— start of Data shown —
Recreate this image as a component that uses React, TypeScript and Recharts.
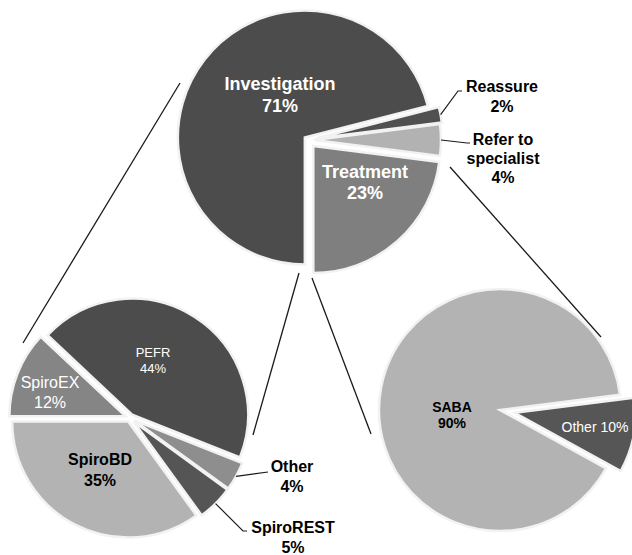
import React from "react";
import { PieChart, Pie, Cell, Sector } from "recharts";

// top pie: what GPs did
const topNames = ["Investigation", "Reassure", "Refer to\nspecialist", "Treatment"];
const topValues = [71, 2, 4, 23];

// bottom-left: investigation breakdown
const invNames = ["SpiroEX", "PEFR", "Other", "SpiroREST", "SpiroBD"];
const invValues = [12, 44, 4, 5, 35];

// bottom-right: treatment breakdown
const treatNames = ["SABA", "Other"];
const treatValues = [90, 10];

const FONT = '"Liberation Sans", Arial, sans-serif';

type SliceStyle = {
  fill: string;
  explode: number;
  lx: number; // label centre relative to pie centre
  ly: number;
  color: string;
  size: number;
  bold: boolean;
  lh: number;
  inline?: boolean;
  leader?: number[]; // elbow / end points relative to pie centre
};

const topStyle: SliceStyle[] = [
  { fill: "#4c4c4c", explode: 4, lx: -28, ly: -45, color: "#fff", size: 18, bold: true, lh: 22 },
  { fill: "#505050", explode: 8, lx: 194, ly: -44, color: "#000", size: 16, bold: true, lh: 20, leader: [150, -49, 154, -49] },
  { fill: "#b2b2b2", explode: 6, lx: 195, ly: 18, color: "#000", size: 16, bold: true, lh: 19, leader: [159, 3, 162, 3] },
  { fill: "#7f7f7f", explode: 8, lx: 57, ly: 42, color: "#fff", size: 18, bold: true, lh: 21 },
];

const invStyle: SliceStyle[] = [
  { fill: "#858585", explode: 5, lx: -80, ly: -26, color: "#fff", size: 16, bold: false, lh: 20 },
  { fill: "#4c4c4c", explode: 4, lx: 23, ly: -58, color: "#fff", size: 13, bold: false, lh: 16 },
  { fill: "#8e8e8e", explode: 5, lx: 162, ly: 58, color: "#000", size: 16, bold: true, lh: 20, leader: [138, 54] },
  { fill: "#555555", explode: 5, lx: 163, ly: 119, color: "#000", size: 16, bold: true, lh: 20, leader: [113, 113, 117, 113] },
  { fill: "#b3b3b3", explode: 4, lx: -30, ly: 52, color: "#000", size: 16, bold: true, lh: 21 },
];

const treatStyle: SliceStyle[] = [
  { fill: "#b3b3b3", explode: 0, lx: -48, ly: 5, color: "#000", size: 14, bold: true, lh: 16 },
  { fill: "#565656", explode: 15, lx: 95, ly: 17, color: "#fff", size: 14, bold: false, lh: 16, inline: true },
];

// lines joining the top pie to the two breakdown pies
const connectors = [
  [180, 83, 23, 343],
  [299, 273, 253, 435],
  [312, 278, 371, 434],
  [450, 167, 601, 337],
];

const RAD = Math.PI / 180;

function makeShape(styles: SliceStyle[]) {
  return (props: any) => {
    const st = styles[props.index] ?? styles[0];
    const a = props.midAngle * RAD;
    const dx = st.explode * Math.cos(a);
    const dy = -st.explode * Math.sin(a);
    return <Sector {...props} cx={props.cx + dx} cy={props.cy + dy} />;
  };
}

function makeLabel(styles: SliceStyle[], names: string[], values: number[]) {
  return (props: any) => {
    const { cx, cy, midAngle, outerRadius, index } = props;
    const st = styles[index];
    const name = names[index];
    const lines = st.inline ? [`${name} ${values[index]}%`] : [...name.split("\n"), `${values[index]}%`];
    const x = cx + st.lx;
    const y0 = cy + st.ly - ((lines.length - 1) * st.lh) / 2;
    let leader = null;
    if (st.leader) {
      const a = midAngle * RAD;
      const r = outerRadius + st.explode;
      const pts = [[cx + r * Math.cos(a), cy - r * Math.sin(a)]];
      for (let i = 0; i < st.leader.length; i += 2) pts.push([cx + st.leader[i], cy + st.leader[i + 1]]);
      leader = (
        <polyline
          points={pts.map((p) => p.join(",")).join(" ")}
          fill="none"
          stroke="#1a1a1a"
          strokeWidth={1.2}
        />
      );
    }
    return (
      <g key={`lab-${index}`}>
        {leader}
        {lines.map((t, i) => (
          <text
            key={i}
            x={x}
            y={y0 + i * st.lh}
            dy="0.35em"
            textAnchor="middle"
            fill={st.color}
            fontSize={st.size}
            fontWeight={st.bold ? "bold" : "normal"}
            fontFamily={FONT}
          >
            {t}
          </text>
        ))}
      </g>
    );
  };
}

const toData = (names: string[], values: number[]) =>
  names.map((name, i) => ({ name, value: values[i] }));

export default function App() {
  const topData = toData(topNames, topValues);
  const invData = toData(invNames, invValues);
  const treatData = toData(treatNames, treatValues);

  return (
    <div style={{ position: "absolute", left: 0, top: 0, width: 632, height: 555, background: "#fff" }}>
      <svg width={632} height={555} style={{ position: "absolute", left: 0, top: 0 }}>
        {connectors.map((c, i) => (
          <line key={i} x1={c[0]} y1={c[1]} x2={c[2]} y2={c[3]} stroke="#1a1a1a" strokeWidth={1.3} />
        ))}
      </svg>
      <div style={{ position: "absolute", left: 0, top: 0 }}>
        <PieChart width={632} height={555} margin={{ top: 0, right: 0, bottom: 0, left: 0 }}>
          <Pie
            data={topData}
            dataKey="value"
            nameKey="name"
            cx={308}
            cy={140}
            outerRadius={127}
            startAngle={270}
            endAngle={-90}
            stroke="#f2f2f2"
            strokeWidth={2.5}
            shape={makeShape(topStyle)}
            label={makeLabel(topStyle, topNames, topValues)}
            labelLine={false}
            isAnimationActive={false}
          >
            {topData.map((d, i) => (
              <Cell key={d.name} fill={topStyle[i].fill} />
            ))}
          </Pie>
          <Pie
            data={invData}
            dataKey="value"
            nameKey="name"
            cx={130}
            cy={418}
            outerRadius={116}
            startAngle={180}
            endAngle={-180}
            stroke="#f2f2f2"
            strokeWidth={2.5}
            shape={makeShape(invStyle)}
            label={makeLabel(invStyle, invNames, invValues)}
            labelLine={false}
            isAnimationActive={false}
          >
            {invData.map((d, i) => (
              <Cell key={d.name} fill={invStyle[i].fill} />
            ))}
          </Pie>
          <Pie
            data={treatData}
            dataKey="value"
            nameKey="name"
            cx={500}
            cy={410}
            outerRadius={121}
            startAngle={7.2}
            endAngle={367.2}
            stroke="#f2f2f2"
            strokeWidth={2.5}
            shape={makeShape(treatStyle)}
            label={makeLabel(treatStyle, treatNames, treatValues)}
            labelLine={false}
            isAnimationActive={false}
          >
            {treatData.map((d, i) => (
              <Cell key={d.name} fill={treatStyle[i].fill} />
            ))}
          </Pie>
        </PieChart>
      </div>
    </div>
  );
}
— end of Data shown —
== The request ==
Restate, line by line and word for word, everything from the top of the material through the line that contains "const topValues = [71, 2, 4, 23];". Leave pictures out.

== Completed exercise ==
Recreate this image as a component that uses React, TypeScript and Recharts.
import React from "react";
import { PieChart, Pie, Cell, Sector } from "recharts";

// top pie: what GPs did
const topNames = ["Investigation", "Reassure", "Refer to\nspecialist", "Treatment"];
const topValues = [71, 2, 4, 23];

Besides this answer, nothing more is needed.